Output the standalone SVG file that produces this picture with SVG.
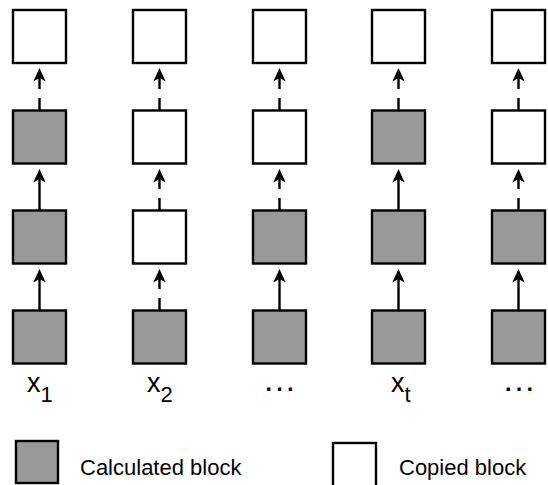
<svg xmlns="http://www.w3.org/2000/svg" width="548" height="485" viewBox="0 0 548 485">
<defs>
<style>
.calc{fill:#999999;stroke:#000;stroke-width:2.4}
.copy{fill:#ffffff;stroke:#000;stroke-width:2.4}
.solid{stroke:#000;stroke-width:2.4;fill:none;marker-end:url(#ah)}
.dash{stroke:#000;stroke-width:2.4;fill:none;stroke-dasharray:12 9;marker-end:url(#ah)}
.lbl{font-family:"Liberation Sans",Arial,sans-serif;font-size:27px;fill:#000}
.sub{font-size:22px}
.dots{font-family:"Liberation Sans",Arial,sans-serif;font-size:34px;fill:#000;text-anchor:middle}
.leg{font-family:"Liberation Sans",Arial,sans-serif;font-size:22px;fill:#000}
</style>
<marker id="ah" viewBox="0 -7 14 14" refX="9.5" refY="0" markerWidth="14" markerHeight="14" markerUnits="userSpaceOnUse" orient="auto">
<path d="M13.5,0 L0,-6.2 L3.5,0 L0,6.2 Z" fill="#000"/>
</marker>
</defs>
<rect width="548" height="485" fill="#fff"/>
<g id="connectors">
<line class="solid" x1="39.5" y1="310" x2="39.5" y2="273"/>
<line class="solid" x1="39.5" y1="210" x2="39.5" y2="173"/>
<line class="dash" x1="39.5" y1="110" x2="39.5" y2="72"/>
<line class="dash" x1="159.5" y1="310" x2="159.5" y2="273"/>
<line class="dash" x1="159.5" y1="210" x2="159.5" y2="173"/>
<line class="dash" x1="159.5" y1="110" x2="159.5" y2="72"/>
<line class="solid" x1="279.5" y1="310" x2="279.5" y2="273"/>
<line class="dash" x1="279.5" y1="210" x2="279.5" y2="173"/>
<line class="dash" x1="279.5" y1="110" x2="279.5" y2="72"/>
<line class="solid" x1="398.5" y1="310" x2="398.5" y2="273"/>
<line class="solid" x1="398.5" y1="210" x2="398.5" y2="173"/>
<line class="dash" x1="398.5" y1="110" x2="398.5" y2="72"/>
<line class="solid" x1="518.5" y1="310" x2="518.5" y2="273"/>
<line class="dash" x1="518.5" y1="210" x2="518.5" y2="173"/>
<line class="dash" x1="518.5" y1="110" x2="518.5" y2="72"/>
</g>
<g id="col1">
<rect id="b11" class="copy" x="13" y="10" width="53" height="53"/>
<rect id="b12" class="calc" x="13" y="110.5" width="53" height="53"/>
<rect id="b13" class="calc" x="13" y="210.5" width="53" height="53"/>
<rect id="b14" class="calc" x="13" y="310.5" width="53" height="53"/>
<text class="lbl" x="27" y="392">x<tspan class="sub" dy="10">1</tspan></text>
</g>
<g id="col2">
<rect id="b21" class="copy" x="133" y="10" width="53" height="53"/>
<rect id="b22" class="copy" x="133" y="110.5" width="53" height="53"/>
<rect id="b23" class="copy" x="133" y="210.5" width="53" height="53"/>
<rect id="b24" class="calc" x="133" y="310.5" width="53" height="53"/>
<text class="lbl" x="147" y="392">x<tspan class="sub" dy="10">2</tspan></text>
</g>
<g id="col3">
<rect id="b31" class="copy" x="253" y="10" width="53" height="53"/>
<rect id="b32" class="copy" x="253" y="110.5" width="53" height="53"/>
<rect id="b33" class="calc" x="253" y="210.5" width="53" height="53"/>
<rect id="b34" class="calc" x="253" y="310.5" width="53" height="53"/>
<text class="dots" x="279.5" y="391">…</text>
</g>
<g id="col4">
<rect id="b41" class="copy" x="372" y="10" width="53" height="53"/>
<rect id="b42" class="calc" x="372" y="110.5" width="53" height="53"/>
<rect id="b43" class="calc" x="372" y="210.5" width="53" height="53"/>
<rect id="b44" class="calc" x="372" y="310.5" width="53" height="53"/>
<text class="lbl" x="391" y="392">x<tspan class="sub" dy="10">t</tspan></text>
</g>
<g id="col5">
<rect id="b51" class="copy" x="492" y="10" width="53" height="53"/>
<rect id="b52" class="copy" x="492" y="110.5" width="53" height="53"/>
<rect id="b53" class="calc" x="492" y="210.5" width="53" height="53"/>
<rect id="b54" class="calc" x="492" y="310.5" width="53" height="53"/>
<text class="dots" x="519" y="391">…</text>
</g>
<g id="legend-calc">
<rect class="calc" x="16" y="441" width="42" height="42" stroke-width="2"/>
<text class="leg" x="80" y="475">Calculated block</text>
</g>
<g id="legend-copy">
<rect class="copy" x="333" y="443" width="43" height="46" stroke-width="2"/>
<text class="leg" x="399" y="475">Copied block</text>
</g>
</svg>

> [WHAT IS BEING ASKED]: Restate the whole listing above exactly, except for its images.

> [PROBLEM SOLUTION]:
Output the standalone SVG file that produces this picture with SVG.
<svg xmlns="http://www.w3.org/2000/svg" width="548" height="485" viewBox="0 0 548 485">
<defs>
<style>
.calc{fill:#999999;stroke:#000;stroke-width:2.4}
.copy{fill:#ffffff;stroke:#000;stroke-width:2.4}
.solid{stroke:#000;stroke-width:2.4;fill:none;marker-end:url(#ah)}
.dash{stroke:#000;stroke-width:2.4;fill:none;stroke-dasharray:12 9;marker-end:url(#ah)}
.lbl{font-family:"Liberation Sans",Arial,sans-serif;font-size:27px;fill:#000}
.sub{font-size:22px}
.dots{font-family:"Liberation Sans",Arial,sans-serif;font-size:34px;fill:#000;text-anchor:middle}
.leg{font-family:"Liberation Sans",Arial,sans-serif;font-size:22px;fill:#000}
</style>
<marker id="ah" viewBox="0 -7 14 14" refX="9.5" refY="0" markerWidth="14" markerHeight="14" markerUnits="userSpaceOnUse" orient="auto">
<path d="M13.5,0 L0,-6.2 L3.5,0 L0,6.2 Z" fill="#000"/>
</marker>
</defs>
<rect width="548" height="485" fill="#fff"/>
<g id="connectors">
<line class="solid" x1="39.5" y1="310" x2="39.5" y2="273"/>
<line class="solid" x1="39.5" y1="210" x2="39.5" y2="173"/>
<line class="dash" x1="39.5" y1="110" x2="39.5" y2="72"/>
<line class="dash" x1="159.5" y1="310" x2="159.5" y2="273"/>
<line class="dash" x1="159.5" y1="210" x2="159.5" y2="173"/>
<line class="dash" x1="159.5" y1="110" x2="159.5" y2="72"/>
<line class="solid" x1="279.5" y1="310" x2="279.5" y2="273"/>
<line class="dash" x1="279.5" y1="210" x2="279.5" y2="173"/>
<line class="dash" x1="279.5" y1="110" x2="279.5" y2="72"/>
<line class="solid" x1="398.5" y1="310" x2="398.5" y2="273"/>
<line class="solid" x1="398.5" y1="210" x2="398.5" y2="173"/>
<line class="dash" x1="398.5" y1="110" x2="398.5" y2="72"/>
<line class="solid" x1="518.5" y1="310" x2="518.5" y2="273"/>
<line class="dash" x1="518.5" y1="210" x2="518.5" y2="173"/>
<line class="dash" x1="518.5" y1="110" x2="518.5" y2="72"/>
</g>
<g id="col1">
<rect id="b11" class="copy" x="13" y="10" width="53" height="53"/>
<rect id="b12" class="calc" x="13" y="110.5" width="53" height="53"/>
<rect id="b13" class="calc" x="13" y="210.5" width="53" height="53"/>
<rect id="b14" class="calc" x="13" y="310.5" width="53" height="53"/>
<text class="lbl" x="27" y="392">x<tspan class="sub" dy="10">1</tspan></text>
</g>
<g id="col2">
<rect id="b21" class="copy" x="133" y="10" width="53" height="53"/>
<rect id="b22" class="copy" x="133" y="110.5" width="53" height="53"/>
<rect id="b23" class="copy" x="133" y="210.5" width="53" height="53"/>
<rect id="b24" class="calc" x="133" y="310.5" width="53" height="53"/>
<text class="lbl" x="147" y="392">x<tspan class="sub" dy="10">2</tspan></text>
</g>
<g id="col3">
<rect id="b31" class="copy" x="253" y="10" width="53" height="53"/>
<rect id="b32" class="copy" x="253" y="110.5" width="53" height="53"/>
<rect id="b33" class="calc" x="253" y="210.5" width="53" height="53"/>
<rect id="b34" class="calc" x="253" y="310.5" width="53" height="53"/>
<text class="dots" x="279.5" y="391">…</text>
</g>
<g id="col4">
<rect id="b41" class="copy" x="372" y="10" width="53" height="53"/>
<rect id="b42" class="calc" x="372" y="110.5" width="53" height="53"/>
<rect id="b43" class="calc" x="372" y="210.5" width="53" height="53"/>
<rect id="b44" class="calc" x="372" y="310.5" width="53" height="53"/>
<text class="lbl" x="391" y="392">x<tspan class="sub" dy="10">t</tspan></text>
</g>
<g id="col5">
<rect id="b51" class="copy" x="492" y="10" width="53" height="53"/>
<rect id="b52" class="copy" x="492" y="110.5" width="53" height="53"/>
<rect id="b53" class="calc" x="492" y="210.5" width="53" height="53"/>
<rect id="b54" class="calc" x="492" y="310.5" width="53" height="53"/>
<text class="dots" x="519" y="391">…</text>
</g>
<g id="legend-calc">
<rect class="calc" x="16" y="441" width="42" height="42" stroke-width="2"/>
<text class="leg" x="80" y="475">Calculated block</text>
</g>
<g id="legend-copy">
<rect class="copy" x="333" y="443" width="43" height="46" stroke-width="2"/>
<text class="leg" x="399" y="475">Copied block</text>
</g>
</svg>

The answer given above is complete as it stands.